[EXERCISE]:
Gather from the listing below each line that includes the word "matplotlib", and copy it.

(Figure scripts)

+--

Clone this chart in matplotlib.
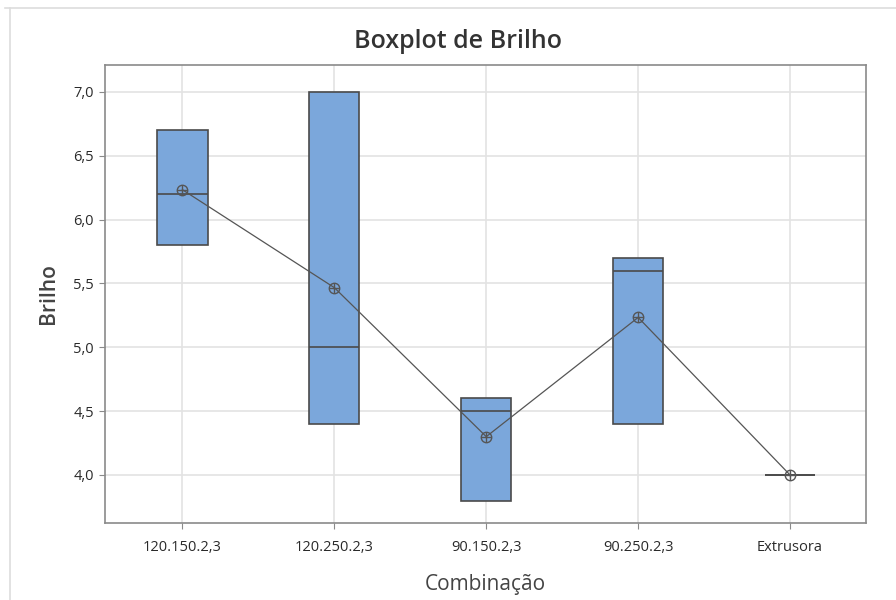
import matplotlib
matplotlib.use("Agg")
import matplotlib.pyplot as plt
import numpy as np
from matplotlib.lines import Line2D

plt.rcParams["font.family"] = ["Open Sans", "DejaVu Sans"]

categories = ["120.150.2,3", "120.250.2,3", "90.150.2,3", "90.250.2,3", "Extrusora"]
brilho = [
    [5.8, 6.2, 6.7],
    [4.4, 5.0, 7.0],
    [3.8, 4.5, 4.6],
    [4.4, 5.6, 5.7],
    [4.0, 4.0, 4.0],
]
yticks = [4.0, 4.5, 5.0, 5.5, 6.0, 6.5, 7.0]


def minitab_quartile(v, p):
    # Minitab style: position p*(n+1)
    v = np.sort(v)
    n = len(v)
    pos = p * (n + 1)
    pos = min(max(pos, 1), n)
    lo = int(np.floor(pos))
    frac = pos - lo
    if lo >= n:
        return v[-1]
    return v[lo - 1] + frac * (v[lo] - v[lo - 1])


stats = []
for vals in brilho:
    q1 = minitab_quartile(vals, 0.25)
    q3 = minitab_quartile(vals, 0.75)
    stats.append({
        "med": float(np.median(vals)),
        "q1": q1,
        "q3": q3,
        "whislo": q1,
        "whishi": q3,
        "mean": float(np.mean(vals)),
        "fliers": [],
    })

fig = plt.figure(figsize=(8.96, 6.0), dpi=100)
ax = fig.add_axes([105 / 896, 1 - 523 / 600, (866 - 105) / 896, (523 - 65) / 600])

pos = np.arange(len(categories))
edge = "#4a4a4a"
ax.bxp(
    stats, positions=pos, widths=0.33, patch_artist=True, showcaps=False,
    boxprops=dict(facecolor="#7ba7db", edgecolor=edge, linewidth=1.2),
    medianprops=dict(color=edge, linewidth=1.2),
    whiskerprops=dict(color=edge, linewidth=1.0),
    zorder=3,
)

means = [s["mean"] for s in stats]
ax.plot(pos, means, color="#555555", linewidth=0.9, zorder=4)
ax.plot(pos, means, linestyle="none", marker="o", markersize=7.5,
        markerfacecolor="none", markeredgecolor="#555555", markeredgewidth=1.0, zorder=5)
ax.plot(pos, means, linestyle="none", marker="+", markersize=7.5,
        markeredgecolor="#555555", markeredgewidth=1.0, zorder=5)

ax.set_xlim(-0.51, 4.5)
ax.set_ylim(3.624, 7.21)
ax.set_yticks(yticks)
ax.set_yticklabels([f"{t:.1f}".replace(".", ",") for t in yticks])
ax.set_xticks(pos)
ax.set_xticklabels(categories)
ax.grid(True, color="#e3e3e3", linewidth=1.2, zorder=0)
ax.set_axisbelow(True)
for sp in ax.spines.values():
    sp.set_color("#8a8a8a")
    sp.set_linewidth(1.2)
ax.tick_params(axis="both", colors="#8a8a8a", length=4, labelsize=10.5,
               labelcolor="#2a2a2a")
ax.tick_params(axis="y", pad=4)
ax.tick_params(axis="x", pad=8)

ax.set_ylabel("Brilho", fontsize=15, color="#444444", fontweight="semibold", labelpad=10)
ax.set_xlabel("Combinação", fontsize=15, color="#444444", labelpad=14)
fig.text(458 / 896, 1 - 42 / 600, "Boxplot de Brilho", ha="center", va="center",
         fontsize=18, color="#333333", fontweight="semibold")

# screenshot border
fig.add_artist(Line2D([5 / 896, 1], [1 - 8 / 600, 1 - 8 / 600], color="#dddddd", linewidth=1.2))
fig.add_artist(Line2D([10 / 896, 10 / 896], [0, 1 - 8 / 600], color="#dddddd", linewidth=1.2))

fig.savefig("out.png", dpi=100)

+--

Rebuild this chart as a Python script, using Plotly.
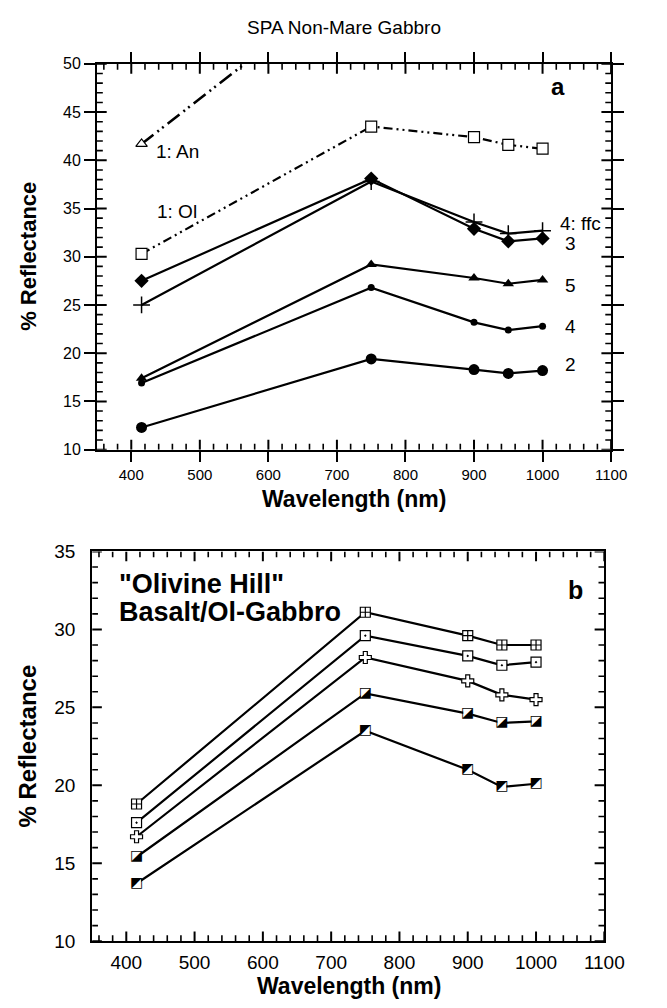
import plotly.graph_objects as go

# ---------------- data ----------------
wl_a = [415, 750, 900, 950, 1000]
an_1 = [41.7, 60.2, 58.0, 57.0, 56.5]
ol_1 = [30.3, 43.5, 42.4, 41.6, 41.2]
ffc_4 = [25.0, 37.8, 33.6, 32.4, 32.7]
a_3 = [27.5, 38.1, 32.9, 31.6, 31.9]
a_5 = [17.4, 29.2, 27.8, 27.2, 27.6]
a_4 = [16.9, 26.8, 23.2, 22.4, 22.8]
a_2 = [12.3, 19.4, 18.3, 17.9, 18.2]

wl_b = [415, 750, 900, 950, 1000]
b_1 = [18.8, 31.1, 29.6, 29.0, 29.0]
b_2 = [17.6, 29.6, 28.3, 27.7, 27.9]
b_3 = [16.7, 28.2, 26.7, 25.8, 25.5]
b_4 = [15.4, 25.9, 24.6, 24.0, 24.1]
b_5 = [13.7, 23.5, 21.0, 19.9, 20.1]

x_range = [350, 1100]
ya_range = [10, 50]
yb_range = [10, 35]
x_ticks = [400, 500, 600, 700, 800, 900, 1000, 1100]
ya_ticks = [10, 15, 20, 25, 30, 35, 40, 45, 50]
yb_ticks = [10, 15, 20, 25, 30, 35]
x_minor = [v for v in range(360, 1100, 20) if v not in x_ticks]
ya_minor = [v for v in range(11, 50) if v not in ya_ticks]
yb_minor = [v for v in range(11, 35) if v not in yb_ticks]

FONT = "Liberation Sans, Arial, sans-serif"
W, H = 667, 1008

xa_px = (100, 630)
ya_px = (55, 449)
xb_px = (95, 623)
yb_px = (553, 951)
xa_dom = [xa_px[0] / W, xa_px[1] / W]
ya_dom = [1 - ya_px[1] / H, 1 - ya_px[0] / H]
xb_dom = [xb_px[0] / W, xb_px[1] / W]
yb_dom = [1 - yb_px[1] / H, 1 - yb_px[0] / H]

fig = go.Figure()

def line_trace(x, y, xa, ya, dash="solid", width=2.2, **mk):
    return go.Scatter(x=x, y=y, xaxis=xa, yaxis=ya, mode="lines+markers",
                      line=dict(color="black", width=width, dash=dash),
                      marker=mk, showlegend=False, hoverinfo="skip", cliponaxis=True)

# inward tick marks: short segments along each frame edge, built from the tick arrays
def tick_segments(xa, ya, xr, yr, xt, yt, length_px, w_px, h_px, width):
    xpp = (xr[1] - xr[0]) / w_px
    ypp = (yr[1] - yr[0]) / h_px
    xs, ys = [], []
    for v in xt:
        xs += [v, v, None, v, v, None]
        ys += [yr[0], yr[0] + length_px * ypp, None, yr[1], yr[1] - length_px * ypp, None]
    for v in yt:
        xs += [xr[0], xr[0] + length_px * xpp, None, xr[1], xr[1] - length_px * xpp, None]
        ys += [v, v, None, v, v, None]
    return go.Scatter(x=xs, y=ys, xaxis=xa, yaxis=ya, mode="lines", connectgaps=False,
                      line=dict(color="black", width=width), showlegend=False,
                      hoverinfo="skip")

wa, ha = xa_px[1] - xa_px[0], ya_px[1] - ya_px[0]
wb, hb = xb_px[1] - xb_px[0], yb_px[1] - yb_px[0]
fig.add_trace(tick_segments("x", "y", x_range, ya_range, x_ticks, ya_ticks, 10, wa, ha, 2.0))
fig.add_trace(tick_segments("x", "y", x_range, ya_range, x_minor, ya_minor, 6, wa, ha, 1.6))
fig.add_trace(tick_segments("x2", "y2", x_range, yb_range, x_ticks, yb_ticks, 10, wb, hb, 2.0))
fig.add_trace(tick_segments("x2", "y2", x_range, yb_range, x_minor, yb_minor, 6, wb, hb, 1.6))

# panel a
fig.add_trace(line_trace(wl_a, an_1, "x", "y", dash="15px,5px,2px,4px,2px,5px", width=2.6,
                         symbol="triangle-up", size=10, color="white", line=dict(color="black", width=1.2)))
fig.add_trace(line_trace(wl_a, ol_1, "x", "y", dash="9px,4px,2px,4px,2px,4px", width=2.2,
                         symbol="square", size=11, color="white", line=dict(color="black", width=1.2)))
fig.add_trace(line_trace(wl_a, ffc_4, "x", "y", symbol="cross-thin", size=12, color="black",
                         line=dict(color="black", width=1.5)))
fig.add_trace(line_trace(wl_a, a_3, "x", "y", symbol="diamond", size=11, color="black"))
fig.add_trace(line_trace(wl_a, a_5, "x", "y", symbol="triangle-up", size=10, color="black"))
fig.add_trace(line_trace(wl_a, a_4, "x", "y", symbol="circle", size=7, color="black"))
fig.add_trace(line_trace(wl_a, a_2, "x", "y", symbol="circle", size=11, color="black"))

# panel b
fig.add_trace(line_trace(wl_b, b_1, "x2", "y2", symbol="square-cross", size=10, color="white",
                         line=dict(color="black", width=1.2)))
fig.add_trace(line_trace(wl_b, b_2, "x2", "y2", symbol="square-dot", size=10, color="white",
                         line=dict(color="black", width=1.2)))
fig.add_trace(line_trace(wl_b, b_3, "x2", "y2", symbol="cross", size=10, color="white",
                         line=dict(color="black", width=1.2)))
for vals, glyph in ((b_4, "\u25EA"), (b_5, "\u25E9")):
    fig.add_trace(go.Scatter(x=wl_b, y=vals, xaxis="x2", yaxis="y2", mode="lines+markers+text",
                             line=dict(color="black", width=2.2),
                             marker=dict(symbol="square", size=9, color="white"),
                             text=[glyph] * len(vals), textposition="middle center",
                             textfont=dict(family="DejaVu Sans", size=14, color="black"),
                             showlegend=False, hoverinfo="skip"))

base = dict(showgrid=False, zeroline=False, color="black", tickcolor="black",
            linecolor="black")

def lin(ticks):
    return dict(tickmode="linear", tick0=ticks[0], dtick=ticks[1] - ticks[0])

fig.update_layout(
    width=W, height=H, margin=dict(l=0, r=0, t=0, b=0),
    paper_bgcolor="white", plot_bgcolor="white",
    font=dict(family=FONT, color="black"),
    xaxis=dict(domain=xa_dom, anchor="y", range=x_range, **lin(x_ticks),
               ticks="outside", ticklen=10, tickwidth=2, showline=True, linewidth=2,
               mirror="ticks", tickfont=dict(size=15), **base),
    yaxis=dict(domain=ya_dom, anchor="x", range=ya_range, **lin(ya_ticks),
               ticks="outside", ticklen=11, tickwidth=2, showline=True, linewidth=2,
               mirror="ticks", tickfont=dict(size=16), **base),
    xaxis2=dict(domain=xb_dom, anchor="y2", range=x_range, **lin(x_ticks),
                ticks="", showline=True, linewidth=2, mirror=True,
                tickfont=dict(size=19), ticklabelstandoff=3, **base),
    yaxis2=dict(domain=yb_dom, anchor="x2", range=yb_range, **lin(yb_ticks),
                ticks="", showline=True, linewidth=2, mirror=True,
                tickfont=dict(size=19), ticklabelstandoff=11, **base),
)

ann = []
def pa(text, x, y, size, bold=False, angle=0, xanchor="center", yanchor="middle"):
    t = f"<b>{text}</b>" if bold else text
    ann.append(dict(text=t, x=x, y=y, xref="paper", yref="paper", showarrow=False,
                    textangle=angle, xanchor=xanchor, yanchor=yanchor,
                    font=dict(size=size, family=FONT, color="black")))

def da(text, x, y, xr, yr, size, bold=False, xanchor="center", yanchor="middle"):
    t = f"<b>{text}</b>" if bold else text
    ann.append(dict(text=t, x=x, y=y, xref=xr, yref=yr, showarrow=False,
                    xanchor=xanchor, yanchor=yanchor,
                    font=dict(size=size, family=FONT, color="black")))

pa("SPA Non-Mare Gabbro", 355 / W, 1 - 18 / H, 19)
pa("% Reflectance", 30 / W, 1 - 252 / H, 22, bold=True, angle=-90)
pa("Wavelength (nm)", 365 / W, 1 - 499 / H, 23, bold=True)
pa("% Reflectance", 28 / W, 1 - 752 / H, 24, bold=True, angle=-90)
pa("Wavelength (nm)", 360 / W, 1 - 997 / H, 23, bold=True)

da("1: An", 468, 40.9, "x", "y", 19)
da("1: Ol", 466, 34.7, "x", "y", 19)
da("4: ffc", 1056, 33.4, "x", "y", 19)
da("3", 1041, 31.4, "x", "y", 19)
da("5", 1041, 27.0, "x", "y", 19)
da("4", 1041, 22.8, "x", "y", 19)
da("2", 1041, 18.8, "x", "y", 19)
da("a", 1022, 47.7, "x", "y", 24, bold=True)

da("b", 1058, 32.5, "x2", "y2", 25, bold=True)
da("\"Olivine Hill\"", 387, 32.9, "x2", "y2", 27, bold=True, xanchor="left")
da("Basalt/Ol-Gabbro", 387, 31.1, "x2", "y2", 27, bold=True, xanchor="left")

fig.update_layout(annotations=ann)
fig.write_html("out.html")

+--

[WORKED SOLUTION]:
Clone this chart in matplotlib.
import matplotlib
matplotlib.use("Agg")
import matplotlib.pyplot as plt
from matplotlib.lines import Line2D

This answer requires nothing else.